WORKING DATA —
┄┄┄┄┄┄┄┄┄┄

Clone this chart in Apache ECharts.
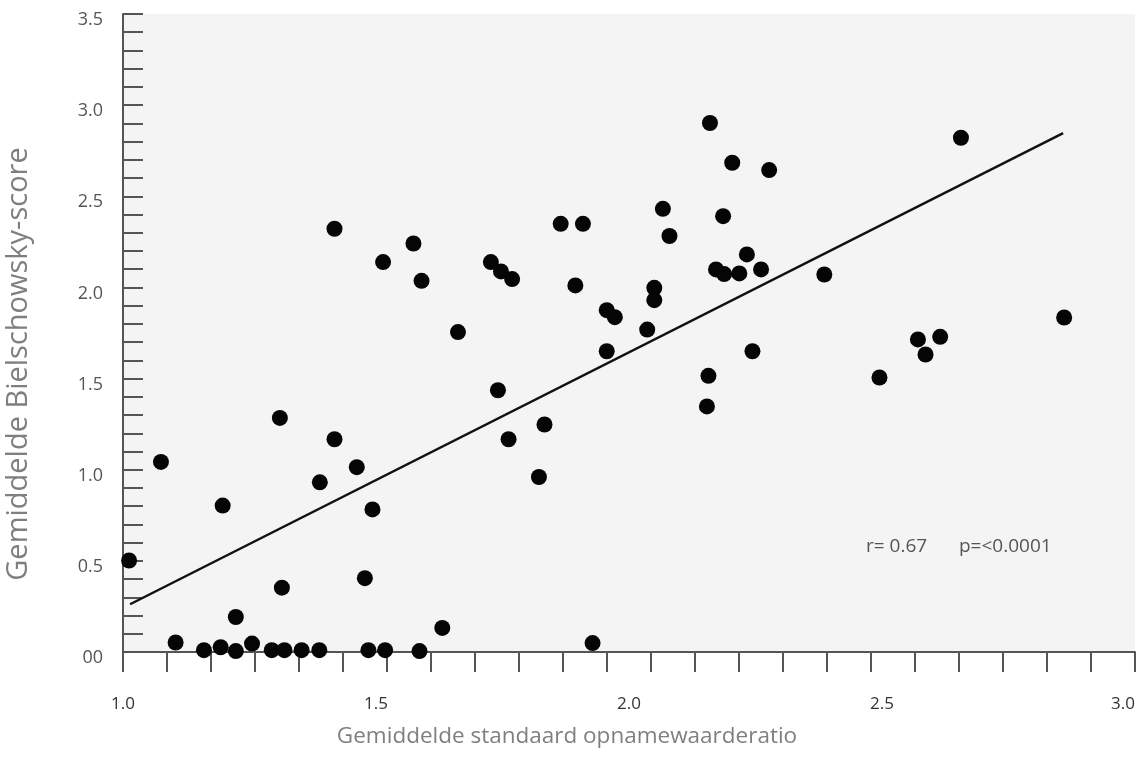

┄┄┄┄┄┄┄┄┄┄

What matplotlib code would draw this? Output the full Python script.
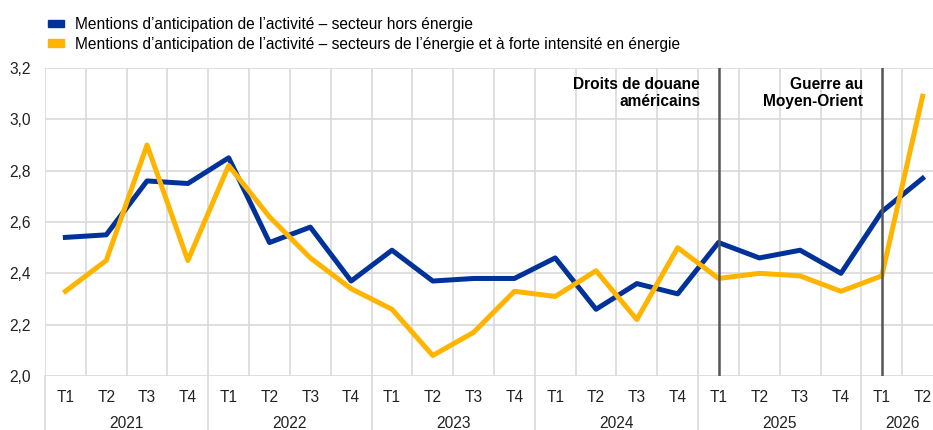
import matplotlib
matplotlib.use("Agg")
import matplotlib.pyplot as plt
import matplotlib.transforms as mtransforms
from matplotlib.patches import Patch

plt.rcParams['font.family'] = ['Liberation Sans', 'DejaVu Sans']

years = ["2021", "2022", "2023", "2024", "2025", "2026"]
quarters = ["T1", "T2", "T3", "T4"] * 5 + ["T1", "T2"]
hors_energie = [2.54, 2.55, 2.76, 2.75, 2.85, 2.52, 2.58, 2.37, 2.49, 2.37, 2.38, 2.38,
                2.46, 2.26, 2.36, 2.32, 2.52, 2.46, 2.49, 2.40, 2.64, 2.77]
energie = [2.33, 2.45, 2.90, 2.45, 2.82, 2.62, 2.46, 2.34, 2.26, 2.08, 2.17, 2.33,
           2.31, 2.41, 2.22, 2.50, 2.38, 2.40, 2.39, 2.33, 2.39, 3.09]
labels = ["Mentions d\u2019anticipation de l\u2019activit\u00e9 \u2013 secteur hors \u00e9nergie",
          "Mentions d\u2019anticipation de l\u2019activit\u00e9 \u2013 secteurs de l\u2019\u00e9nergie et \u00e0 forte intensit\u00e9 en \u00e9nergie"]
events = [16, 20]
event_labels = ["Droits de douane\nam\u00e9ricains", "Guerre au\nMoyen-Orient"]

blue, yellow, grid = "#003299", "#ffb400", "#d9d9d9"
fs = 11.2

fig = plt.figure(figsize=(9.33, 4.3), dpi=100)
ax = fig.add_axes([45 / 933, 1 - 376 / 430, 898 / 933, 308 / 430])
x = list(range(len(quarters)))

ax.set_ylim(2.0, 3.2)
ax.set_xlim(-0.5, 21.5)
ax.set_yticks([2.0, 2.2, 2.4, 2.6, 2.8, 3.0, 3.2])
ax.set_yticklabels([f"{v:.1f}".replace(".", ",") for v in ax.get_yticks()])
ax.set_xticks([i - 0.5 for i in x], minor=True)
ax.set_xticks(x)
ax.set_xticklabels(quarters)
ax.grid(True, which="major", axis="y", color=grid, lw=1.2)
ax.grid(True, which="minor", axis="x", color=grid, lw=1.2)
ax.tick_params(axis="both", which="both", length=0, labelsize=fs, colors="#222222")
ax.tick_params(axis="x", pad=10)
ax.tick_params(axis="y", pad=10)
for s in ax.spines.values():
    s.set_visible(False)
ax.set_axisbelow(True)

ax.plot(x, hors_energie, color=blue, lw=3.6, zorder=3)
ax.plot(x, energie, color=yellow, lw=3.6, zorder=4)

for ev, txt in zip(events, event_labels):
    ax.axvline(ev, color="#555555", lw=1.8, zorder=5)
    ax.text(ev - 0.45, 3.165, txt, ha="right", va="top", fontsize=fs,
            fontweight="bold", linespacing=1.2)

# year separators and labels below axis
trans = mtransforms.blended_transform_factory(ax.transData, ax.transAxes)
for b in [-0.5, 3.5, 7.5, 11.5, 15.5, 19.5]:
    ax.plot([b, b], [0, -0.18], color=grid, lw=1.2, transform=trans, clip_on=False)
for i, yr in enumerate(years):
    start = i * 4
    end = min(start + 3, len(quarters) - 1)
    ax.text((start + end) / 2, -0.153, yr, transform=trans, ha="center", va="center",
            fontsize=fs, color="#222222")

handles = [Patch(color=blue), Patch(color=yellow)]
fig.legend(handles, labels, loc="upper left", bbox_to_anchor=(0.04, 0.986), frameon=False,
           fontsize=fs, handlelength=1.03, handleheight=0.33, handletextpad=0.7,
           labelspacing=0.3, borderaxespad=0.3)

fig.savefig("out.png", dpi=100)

┄┄┄┄┄┄┄┄┄┄

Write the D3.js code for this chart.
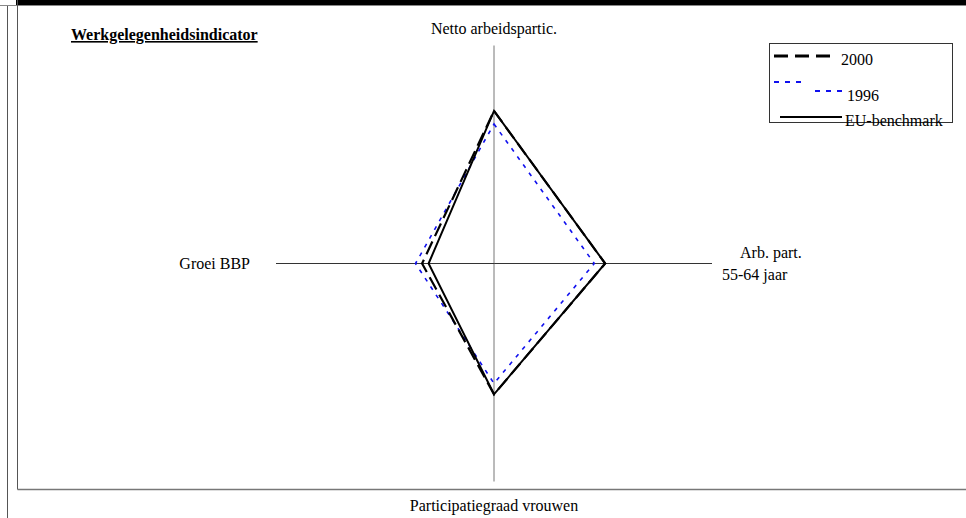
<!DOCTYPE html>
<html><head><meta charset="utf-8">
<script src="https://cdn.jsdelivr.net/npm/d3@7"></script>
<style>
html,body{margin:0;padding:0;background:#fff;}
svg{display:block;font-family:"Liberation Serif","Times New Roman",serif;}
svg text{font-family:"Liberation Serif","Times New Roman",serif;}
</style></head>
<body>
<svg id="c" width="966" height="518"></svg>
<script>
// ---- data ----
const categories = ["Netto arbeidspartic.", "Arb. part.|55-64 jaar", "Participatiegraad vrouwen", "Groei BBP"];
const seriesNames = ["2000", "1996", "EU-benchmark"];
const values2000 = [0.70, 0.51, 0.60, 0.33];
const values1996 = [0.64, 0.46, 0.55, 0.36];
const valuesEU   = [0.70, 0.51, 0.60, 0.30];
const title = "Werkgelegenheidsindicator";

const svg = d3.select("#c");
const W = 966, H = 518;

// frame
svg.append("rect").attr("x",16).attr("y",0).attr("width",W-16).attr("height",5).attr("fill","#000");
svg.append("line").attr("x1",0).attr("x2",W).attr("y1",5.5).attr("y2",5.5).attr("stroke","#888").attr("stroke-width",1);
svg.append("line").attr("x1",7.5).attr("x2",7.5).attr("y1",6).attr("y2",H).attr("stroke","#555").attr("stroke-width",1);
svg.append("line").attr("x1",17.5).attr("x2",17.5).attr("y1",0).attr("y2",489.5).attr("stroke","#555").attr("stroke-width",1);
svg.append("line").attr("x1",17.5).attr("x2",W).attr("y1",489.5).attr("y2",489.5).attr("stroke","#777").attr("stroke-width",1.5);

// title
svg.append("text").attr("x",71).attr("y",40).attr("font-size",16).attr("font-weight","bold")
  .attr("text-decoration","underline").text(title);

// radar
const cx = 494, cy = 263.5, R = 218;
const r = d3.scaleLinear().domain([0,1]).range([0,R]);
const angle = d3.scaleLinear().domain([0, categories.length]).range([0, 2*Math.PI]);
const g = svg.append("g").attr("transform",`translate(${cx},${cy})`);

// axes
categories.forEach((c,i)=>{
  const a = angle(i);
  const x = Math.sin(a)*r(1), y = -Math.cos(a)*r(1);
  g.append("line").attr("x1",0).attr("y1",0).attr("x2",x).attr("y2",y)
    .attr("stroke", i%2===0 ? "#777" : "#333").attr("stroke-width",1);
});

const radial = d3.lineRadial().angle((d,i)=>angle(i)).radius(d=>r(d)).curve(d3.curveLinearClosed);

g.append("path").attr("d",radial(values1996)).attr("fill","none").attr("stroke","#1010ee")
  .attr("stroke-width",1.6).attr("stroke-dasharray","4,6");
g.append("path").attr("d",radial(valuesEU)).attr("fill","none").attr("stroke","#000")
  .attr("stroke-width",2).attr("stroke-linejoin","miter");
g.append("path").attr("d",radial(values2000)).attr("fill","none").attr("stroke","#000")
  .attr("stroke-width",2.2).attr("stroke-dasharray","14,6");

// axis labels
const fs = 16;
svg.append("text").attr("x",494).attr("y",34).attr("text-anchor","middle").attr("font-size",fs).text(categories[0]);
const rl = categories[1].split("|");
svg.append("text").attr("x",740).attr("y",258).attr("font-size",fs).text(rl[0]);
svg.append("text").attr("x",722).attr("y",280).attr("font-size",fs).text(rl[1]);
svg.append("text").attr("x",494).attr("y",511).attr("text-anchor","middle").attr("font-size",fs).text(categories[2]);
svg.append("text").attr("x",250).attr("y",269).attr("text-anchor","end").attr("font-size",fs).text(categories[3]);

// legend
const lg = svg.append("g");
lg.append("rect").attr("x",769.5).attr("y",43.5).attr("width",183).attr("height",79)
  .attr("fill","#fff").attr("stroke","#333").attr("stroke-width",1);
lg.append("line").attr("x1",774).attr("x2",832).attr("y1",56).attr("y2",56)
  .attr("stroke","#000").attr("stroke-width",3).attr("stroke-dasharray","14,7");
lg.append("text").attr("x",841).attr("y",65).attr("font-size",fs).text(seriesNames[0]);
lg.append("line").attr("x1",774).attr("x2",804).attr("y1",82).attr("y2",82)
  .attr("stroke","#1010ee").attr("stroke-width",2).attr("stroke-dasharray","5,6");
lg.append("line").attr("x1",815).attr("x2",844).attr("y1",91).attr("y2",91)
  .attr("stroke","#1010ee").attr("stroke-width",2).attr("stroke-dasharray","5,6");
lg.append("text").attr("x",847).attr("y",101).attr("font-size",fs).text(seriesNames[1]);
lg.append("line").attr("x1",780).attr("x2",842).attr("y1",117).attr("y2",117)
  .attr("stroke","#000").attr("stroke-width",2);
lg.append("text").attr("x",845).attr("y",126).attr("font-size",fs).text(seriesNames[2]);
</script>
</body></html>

┄┄┄┄┄┄┄┄┄┄

TASK PROMPT —
Drop the images and output only the lines from the one that contains "What matplotlib code" to the one that contains "plt.rcParams['font.family'] = ['Liberation", both included.

WRITTEN SOLUTION —
What matplotlib code would draw this? Output the full Python script.
import matplotlib
matplotlib.use("Agg")
import matplotlib.pyplot as plt
import matplotlib.transforms as mtransforms
from matplotlib.patches import Patch

plt.rcParams['font.family'] = ['Liberation Sans', 'DejaVu Sans']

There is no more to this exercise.